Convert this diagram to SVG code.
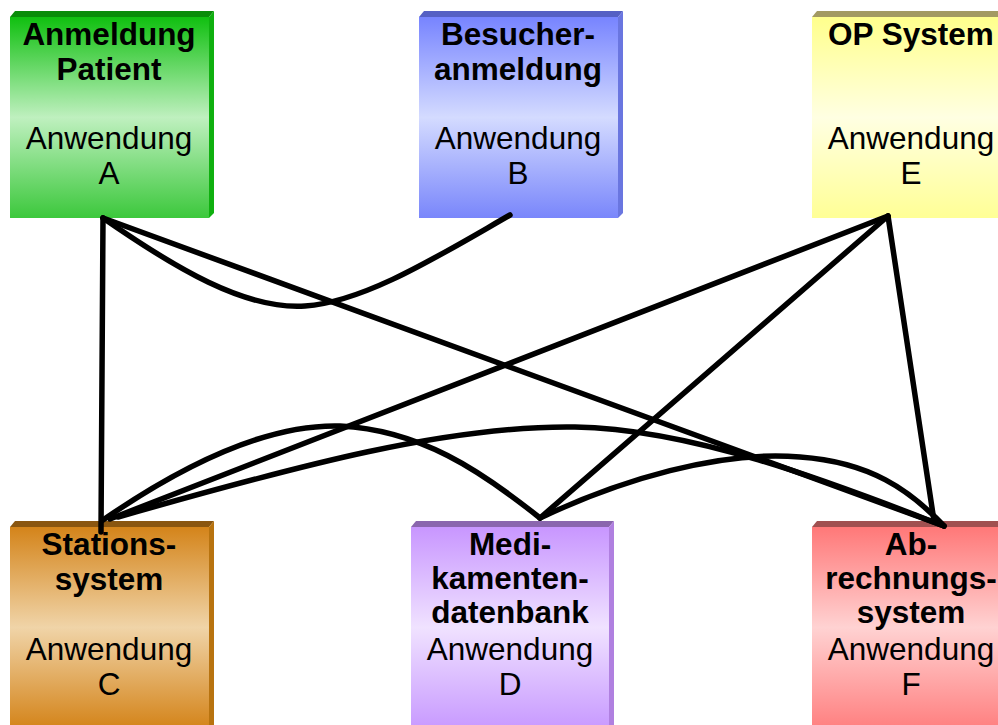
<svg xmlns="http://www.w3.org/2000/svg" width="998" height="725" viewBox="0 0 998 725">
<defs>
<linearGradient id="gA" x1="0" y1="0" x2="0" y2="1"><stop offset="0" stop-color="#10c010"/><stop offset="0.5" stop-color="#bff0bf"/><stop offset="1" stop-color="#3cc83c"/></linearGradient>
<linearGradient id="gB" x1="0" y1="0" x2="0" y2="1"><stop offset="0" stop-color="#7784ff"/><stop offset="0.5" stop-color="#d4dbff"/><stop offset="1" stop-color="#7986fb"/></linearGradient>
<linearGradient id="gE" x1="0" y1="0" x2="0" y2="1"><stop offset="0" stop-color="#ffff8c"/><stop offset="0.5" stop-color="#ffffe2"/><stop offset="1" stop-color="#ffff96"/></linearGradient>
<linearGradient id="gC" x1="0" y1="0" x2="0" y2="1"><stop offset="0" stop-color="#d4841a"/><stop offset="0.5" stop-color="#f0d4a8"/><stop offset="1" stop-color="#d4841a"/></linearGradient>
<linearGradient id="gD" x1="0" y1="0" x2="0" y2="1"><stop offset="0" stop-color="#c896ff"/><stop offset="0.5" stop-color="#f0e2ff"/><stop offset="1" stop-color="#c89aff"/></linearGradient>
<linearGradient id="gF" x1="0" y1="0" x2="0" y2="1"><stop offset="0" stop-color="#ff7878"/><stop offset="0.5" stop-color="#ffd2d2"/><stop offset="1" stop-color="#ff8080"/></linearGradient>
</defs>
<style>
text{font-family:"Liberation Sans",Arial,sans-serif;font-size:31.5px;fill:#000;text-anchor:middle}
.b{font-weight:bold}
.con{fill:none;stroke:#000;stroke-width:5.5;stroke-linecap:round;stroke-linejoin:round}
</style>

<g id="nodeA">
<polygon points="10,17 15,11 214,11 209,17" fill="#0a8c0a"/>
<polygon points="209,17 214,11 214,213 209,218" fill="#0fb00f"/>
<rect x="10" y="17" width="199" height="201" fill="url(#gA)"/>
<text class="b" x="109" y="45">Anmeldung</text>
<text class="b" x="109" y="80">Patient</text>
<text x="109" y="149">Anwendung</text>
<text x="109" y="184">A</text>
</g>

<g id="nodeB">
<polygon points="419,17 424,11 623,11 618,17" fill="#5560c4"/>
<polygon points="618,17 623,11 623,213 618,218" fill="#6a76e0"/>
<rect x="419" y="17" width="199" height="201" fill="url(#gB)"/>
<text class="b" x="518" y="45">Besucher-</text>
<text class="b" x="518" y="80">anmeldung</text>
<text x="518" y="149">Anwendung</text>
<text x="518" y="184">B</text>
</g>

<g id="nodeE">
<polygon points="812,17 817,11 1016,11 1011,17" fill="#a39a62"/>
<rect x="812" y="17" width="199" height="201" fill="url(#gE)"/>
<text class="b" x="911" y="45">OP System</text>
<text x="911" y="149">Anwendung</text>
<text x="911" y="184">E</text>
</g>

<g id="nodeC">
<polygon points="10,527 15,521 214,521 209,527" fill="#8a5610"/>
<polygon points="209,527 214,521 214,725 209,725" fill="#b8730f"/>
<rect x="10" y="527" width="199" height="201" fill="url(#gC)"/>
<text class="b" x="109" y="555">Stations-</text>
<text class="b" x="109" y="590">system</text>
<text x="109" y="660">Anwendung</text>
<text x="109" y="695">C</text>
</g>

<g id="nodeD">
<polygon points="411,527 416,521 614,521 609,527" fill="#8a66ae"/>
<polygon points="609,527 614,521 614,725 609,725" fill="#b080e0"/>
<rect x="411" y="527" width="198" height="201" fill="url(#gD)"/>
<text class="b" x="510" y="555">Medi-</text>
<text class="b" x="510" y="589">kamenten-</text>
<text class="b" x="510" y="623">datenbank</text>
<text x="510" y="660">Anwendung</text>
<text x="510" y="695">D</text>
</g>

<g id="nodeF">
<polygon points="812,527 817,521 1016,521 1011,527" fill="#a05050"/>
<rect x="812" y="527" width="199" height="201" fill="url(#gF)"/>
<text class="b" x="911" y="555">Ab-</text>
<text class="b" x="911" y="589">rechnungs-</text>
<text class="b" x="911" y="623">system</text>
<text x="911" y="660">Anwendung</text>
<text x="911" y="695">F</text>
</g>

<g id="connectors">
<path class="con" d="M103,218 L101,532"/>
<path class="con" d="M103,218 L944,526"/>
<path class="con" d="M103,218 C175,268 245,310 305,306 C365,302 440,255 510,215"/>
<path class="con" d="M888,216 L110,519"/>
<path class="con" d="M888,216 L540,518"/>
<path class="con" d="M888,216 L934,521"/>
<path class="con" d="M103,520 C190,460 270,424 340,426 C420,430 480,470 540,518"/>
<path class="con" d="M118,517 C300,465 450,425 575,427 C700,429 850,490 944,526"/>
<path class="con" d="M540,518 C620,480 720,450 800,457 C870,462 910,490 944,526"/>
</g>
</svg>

> _Exercise requirements_:
Make an exact copy of the data above, pictures excluded.

> _Response below_:
Convert this diagram to SVG code.
<svg xmlns="http://www.w3.org/2000/svg" width="998" height="725" viewBox="0 0 998 725">
<defs>
<linearGradient id="gA" x1="0" y1="0" x2="0" y2="1"><stop offset="0" stop-color="#10c010"/><stop offset="0.5" stop-color="#bff0bf"/><stop offset="1" stop-color="#3cc83c"/></linearGradient>
<linearGradient id="gB" x1="0" y1="0" x2="0" y2="1"><stop offset="0" stop-color="#7784ff"/><stop offset="0.5" stop-color="#d4dbff"/><stop offset="1" stop-color="#7986fb"/></linearGradient>
<linearGradient id="gE" x1="0" y1="0" x2="0" y2="1"><stop offset="0" stop-color="#ffff8c"/><stop offset="0.5" stop-color="#ffffe2"/><stop offset="1" stop-color="#ffff96"/></linearGradient>
<linearGradient id="gC" x1="0" y1="0" x2="0" y2="1"><stop offset="0" stop-color="#d4841a"/><stop offset="0.5" stop-color="#f0d4a8"/><stop offset="1" stop-color="#d4841a"/></linearGradient>
<linearGradient id="gD" x1="0" y1="0" x2="0" y2="1"><stop offset="0" stop-color="#c896ff"/><stop offset="0.5" stop-color="#f0e2ff"/><stop offset="1" stop-color="#c89aff"/></linearGradient>
<linearGradient id="gF" x1="0" y1="0" x2="0" y2="1"><stop offset="0" stop-color="#ff7878"/><stop offset="0.5" stop-color="#ffd2d2"/><stop offset="1" stop-color="#ff8080"/></linearGradient>
</defs>
<style>
text{font-family:"Liberation Sans",Arial,sans-serif;font-size:31.5px;fill:#000;text-anchor:middle}
.b{font-weight:bold}
.con{fill:none;stroke:#000;stroke-width:5.5;stroke-linecap:round;stroke-linejoin:round}
</style>

<g id="nodeA">
<polygon points="10,17 15,11 214,11 209,17" fill="#0a8c0a"/>
<polygon points="209,17 214,11 214,213 209,218" fill="#0fb00f"/>
<rect x="10" y="17" width="199" height="201" fill="url(#gA)"/>
<text class="b" x="109" y="45">Anmeldung</text>
<text class="b" x="109" y="80">Patient</text>
<text x="109" y="149">Anwendung</text>
<text x="109" y="184">A</text>
</g>

<g id="nodeB">
<polygon points="419,17 424,11 623,11 618,17" fill="#5560c4"/>
<polygon points="618,17 623,11 623,213 618,218" fill="#6a76e0"/>
<rect x="419" y="17" width="199" height="201" fill="url(#gB)"/>
<text class="b" x="518" y="45">Besucher-</text>
<text class="b" x="518" y="80">anmeldung</text>
<text x="518" y="149">Anwendung</text>
<text x="518" y="184">B</text>
</g>

<g id="nodeE">
<polygon points="812,17 817,11 1016,11 1011,17" fill="#a39a62"/>
<rect x="812" y="17" width="199" height="201" fill="url(#gE)"/>
<text class="b" x="911" y="45">OP System</text>
<text x="911" y="149">Anwendung</text>
<text x="911" y="184">E</text>
</g>

<g id="nodeC">
<polygon points="10,527 15,521 214,521 209,527" fill="#8a5610"/>
<polygon points="209,527 214,521 214,725 209,725" fill="#b8730f"/>
<rect x="10" y="527" width="199" height="201" fill="url(#gC)"/>
<text class="b" x="109" y="555">Stations-</text>
<text class="b" x="109" y="590">system</text>
<text x="109" y="660">Anwendung</text>
<text x="109" y="695">C</text>
</g>

<g id="nodeD">
<polygon points="411,527 416,521 614,521 609,527" fill="#8a66ae"/>
<polygon points="609,527 614,521 614,725 609,725" fill="#b080e0"/>
<rect x="411" y="527" width="198" height="201" fill="url(#gD)"/>
<text class="b" x="510" y="555">Medi-</text>
<text class="b" x="510" y="589">kamenten-</text>
<text class="b" x="510" y="623">datenbank</text>
<text x="510" y="660">Anwendung</text>
<text x="510" y="695">D</text>
</g>

<g id="nodeF">
<polygon points="812,527 817,521 1016,521 1011,527" fill="#a05050"/>
<rect x="812" y="527" width="199" height="201" fill="url(#gF)"/>
<text class="b" x="911" y="555">Ab-</text>
<text class="b" x="911" y="589">rechnungs-</text>
<text class="b" x="911" y="623">system</text>
<text x="911" y="660">Anwendung</text>
<text x="911" y="695">F</text>
</g>

<g id="connectors">
<path class="con" d="M103,218 L101,532"/>
<path class="con" d="M103,218 L944,526"/>
<path class="con" d="M103,218 C175,268 245,310 305,306 C365,302 440,255 510,215"/>
<path class="con" d="M888,216 L110,519"/>
<path class="con" d="M888,216 L540,518"/>
<path class="con" d="M888,216 L934,521"/>
<path class="con" d="M103,520 C190,460 270,424 340,426 C420,430 480,470 540,518"/>
<path class="con" d="M118,517 C300,465 450,425 575,427 C700,429 850,490 944,526"/>
<path class="con" d="M540,518 C620,480 720,450 800,457 C870,462 910,490 944,526"/>
</g>
</svg>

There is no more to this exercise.